[Begin RECORDS SHOWN]
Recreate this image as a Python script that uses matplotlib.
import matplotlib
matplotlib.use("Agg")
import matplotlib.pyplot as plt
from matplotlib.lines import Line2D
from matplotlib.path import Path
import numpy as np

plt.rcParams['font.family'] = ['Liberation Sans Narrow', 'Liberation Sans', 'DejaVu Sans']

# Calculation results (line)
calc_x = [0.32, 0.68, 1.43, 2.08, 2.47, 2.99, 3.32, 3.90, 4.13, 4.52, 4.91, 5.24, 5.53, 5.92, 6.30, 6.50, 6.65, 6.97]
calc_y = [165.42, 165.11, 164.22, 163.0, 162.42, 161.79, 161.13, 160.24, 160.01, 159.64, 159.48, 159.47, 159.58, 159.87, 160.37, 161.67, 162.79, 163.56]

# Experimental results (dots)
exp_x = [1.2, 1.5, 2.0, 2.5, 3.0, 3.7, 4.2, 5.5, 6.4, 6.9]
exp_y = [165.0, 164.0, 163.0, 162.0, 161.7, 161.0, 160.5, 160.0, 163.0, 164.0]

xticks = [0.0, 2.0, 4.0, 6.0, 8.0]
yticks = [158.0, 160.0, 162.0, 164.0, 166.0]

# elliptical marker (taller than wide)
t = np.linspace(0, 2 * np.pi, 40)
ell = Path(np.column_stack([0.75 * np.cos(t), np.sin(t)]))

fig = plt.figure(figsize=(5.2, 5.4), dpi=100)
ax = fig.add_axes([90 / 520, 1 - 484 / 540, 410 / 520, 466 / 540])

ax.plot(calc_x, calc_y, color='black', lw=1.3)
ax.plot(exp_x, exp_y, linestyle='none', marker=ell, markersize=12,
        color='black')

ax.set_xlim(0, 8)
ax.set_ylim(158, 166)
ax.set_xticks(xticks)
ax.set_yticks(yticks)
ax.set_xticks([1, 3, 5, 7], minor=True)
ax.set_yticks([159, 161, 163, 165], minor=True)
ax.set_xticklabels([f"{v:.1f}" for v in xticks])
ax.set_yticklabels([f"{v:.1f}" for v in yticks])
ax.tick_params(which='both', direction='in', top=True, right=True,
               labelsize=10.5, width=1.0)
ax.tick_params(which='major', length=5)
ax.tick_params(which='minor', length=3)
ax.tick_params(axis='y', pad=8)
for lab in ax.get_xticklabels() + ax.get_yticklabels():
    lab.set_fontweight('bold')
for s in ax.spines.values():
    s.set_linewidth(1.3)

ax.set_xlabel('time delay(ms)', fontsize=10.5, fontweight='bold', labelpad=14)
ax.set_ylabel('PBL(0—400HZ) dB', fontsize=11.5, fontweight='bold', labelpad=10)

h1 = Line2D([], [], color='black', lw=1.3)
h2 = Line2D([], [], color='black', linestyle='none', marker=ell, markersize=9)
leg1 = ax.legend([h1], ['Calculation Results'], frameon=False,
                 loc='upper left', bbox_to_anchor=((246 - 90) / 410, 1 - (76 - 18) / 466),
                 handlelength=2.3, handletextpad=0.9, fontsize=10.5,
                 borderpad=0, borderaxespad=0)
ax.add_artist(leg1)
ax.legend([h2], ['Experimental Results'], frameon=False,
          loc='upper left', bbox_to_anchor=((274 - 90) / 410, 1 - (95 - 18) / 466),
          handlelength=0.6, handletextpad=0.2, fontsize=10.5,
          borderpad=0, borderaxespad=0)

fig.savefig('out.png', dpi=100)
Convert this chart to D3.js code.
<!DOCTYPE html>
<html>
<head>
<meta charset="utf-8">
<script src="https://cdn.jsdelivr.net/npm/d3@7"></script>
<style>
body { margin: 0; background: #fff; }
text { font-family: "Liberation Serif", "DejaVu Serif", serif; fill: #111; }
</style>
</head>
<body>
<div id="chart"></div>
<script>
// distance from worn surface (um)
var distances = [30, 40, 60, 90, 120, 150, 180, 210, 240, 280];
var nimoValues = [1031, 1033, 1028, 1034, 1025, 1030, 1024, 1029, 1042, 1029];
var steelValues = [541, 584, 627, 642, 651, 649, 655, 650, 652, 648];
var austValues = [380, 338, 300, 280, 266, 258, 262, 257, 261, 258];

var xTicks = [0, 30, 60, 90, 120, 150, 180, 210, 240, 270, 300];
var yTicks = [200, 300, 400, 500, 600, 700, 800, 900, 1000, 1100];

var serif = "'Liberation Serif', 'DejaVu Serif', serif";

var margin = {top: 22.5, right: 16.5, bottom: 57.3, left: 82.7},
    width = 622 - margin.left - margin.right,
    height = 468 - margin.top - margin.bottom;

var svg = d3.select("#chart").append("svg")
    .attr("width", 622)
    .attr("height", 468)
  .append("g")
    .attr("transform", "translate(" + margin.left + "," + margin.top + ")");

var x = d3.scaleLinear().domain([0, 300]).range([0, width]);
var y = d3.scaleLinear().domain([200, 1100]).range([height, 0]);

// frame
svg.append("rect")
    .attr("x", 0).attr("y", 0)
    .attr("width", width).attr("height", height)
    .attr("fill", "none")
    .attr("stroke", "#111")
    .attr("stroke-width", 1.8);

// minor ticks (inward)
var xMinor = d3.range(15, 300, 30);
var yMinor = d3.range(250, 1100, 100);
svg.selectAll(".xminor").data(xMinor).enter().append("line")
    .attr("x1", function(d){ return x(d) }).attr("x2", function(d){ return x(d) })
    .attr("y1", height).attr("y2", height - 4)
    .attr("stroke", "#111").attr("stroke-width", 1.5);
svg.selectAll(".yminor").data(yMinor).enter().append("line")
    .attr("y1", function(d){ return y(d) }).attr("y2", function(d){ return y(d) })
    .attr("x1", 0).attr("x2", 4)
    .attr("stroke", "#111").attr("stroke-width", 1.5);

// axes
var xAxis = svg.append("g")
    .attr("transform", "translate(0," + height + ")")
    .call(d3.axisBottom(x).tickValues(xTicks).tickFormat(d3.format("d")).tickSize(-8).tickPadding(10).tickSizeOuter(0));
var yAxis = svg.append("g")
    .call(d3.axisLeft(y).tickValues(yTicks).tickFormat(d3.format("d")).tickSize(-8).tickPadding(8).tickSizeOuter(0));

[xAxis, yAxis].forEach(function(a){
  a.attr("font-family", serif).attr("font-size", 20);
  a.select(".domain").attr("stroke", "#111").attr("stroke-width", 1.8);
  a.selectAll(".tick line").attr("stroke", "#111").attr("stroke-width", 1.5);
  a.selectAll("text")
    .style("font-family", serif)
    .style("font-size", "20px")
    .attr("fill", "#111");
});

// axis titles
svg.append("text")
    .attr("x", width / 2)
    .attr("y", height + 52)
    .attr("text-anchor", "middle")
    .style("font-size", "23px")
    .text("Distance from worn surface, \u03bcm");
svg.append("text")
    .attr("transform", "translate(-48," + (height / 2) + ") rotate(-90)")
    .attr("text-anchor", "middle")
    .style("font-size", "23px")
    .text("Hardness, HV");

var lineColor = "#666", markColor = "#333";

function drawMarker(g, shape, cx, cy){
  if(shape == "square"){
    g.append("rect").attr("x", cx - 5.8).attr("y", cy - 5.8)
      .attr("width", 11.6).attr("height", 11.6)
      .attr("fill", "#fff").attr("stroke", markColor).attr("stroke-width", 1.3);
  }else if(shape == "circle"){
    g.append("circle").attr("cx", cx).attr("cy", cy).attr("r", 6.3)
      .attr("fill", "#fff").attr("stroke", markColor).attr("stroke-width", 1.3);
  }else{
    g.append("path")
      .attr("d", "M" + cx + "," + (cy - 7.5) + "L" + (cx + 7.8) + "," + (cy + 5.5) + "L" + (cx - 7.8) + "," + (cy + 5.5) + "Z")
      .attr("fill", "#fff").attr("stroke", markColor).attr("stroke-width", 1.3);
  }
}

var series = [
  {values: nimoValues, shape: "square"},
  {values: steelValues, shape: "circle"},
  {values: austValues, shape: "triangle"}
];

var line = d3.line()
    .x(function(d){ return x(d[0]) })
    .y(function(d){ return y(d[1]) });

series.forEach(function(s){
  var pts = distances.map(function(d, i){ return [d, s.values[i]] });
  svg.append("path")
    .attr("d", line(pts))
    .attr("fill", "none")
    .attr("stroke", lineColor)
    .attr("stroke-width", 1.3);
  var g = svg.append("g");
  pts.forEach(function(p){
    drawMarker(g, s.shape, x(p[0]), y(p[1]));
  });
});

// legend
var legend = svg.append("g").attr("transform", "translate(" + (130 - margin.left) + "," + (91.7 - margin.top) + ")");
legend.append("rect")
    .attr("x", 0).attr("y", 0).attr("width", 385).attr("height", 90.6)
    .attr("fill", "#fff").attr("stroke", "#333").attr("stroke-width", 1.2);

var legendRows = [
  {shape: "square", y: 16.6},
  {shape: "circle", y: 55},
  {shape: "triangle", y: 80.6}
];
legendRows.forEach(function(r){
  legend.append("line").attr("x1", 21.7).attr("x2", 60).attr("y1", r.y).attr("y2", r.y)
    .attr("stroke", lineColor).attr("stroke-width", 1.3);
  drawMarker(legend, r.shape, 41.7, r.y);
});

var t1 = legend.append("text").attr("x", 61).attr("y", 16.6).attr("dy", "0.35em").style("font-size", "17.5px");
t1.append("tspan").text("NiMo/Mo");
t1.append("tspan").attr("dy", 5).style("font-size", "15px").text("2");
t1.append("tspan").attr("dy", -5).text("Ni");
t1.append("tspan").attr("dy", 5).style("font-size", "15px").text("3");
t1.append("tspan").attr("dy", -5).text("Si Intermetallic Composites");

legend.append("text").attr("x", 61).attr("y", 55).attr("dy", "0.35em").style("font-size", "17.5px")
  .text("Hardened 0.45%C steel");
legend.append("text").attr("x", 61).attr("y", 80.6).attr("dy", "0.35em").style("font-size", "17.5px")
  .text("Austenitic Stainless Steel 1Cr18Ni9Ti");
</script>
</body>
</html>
[End RECORDS SHOWN]
WHAT IS ASKED |
Pick out and copy the lines of the material that include the word "this".

TASK SOLUTION |
Recreate this image as a Python script that uses matplotlib.
Convert this chart to D3.js code.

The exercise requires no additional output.